In the area where the above incident happened there was a powerful Native who controlled ‘the Native side’ of any issue in that town. He knew the whites could beat him in guns, money etc, and was careful to not overstep. So although law enforcement did not allow full blooded Natives to work in powerful law enforcement jobs, there was a strong Native influence, a sort of counter balance.

Of course there are always ‘token Natives’ in all sorts of jobs. Some are induced with good salaries, others are conned into thinking they can help their people by helping their conquerors.

Today that old Native is long dead. Much of the power he had in Native society is now in white hands, even if there are Natives who believe they have ‘real power’ now. Native kids in that immediate area are basically conquered and with little genuine Native guidance.
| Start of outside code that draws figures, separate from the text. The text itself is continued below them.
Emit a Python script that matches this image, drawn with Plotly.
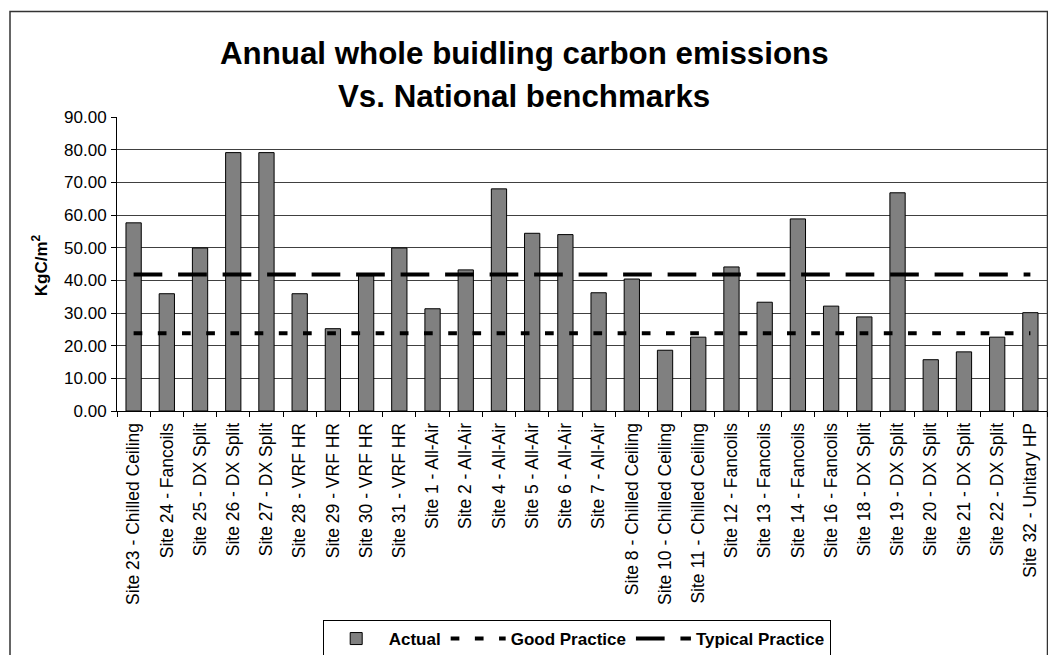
import plotly.graph_objects as go

categories = [
    "Site 23 - Chilled Ceiling", "Site 24 - Fancoils", "Site 25 - DX Split",
    "Site 26 - DX Split", "Site 27 - DX Split", "Site 28 - VRF HR",
    "Site 29 - VRF HR", "Site 30 - VRF HR", "Site 31 - VRF HR",
    "Site 1 - All-Air", "Site 2 - All-Air", "Site 4 - All-Air",
    "Site 5 - All-Air", "Site 6 - All-Air", "Site 7 - All-Air",
    "Site 8 - Chilled Ceiling", "Site 10 - Chilled Ceiling", "Site 11 - Chilled Ceiling",
    "Site 12 - Fancoils", "Site 13 - Fancoils", "Site 14 - Fancoils",
    "Site 16 - Fancoils", "Site 18 - DX Split", "Site 19 - DX Split",
    "Site 20 - DX Split", "Site 21 - DX Split", "Site 22 - DX Split",
    "Site 32 - Unitary HP",
]
actual = [
    57.6, 35.9, 49.9, 79.1, 79.1, 35.9, 25.2, 41.4, 49.9,
    31.3, 43.2, 68.0, 54.4, 54.0, 36.2, 40.4, 18.6, 22.6,
    44.1, 33.3, 58.8, 32.1, 28.8, 66.8, 15.7, 18.1, 22.6, 30.1,
]
good_value = 23.8
typical_value = 41.8
good_practice = [good_value for _ in categories]
typical_practice = [typical_value for _ in categories]
y_ticks = [0, 10, 20, 30, 40, 50, 60, 70, 80, 90]

W, H = 1048, 655
L, R, T, B = 117, 1047, 116.6, 411
PW, PH = R - L, B - T

def px(x):
    return (x - L) / PW

def py(y):
    return (B - y) / PH

FONT = "Liberation Sans, Arial, sans-serif"

fig = go.Figure()
fig.add_trace(go.Bar(
    x=categories, y=actual, name="Actual",
    marker=dict(color="#808080", line=dict(color="#000000", width=1)),
))
fig.add_trace(go.Scatter(
    x=categories, y=good_practice, name="Good Practice", mode="lines",
    line=dict(color="#000000", width=4, dash="8.7px,15.5px"),
))
fig.add_trace(go.Scatter(
    x=categories, y=typical_practice, name="Typical Practice", mode="lines",
    line=dict(color="#000000", width=4, dash="28.7px,15.8px"),
))

fig.update_layout(
    width=W, height=H,
    margin=dict(l=L, r=W - R, t=T, b=H - B, pad=0),
    paper_bgcolor="white", plot_bgcolor="white",
    font=dict(family=FONT, size=17, color="#000000"),
    bargap=0.54,
    showlegend=True,
    hovermode=False,
    legend=dict(
        orientation="h", xref="container", yref="container",
        x=322.7 / W, xanchor="left", y=1 - 620 / H, yanchor="top",
        bordercolor="#000000", borderwidth=1, bgcolor="white",
        font=dict(family=FONT, size=17, color="#000000", weight="bold"),
        itemwidth=55, traceorder="normal",
    ),
    xaxis=dict(
        type="category", tickangle=-90, tickson="boundaries",
        ticks="outside", ticklen=5, tickcolor="#000000",
        showline=True, linecolor="#000000", linewidth=1,
        showgrid=False, automargin=False, ticklabelstandoff=4,
        tickfont=dict(family=FONT, size=17.5, color="#000000"),
    ),
    yaxis=dict(
        range=[0, 90], tickvals=y_ticks, tickformat=".2f",
        ticks="outside", ticklen=5, tickcolor="#000000",
        showline=True, linecolor="#000000", linewidth=1,
        showgrid=True, gridcolor="#404040", gridwidth=1,
        zeroline=False, automargin=False, ticklabelstandoff=1,
        tickfont=dict(family=FONT, size=17, color="#000000"),
    ),
    shapes=[dict(
        type="rect", xref="paper", yref="paper",
        x0=px(10), x1=px(1047.5), y0=py(700), y1=py(11),
        line=dict(color="#333333", width=1.5), fillcolor="rgba(0,0,0,0)",
        layer="below",
    )],
    annotations=[
        dict(text="<b>Annual whole buidling carbon emissions</b>", xref="paper", yref="paper",
             x=px(524), y=py(53), xanchor="center", yanchor="middle", showarrow=False,
             font=dict(family=FONT, size=31.3, color="#000000")),
        dict(text="<b>Vs. National benchmarks</b>", xref="paper", yref="paper",
             x=px(524), y=py(96), xanchor="center", yanchor="middle", showarrow=False,
             font=dict(family=FONT, size=31.3, color="#000000")),
        dict(text="<b>KgC/m<sup>2</sup></b>", xref="paper", yref="paper",
             x=px(40), y=py(265), xanchor="center", yanchor="middle", showarrow=False,
             textangle=-90, font=dict(family=FONT, size=17, color="#000000")),
    ],
)

fig.write_html(
    "out.html",
    config={"displayModeBar": False},
    post_script="document.body.style.margin='0';document.body.style.overflow='hidden';",
)
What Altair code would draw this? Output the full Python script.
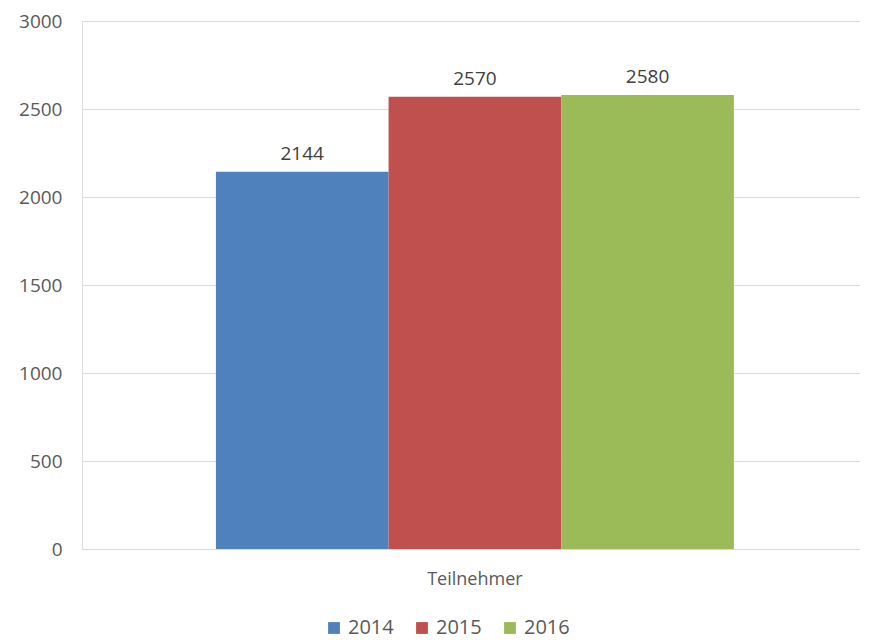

In other words, soon there will be full blooded Natives probably working as cops in that town, but they will be fully European in terms of everything except their race.

The last step in the conquering process will be to instill some phony ‘Native Pride’ nonsense so they can pretend they have not become white and the politicians who appoint them can get progressive votes.

The trick for colonizers is to destroy an indigenous culture in such a way that indigenous people never notice what is going on.

Worth adding too

In the 1990s there were virtually no drugs, aside from alcohol and marijuana, in that town, but there was an abundance of state and federal drug cops discreetly active and physically present in the town. Today there is quite a bit more of ‘harder’ drugs flowing from that town to neighboring villages. Every now and then a person will be caught transporting a small amount of some illicit drug, but, to my knowledge, there is only one somewhat reliable story of a large drug shipment to that area. This involved a substantial amount of ‘something’ that was illicitly transported to the area and distributed by people associated with law enforcement. 

That region, although largely ‘conquered’ does include a few remote Native areas where Native languages are spoken and whites are generally not welcome. 

The appearance is that some individuals at the federal level have discreetly arranged a reliable local pipeline of drugs that can be used to maintain control as indigenous political power increases.

There is no remedy to that kind of thing, aside from returning full sovereignty to Natives.

As a side note, Schaeffer Cox was an activist and politician in a different part of Alaska who made accusations about the supposed 'drug task forces' that were active around the state. If you read his Wikipedia page you are given the impression he is a fringe terrorist of some sort.

https://en.m.wikipedia.org/wiki/Schaeffer_Cox

But if you research a little, a different picture emerges.

https://freeschaeffer.com/story/ 

There was a strange kind of 'drug task force' that was heavily active in parts of the state near significant Native areas. These 'drug task forces' had a mix of two kinds of people. There were very low quality state drug investigators, very simple minded types, and a cluster of some kind of federal cops overseeing them. A reasonable guess, based on stories that circulated at least as far back as the 90s, is that the federal agents were not so much interested in drugs as in long term management of Native peoples.

There is a lot of corruption still, and a person should be careful if they are curious.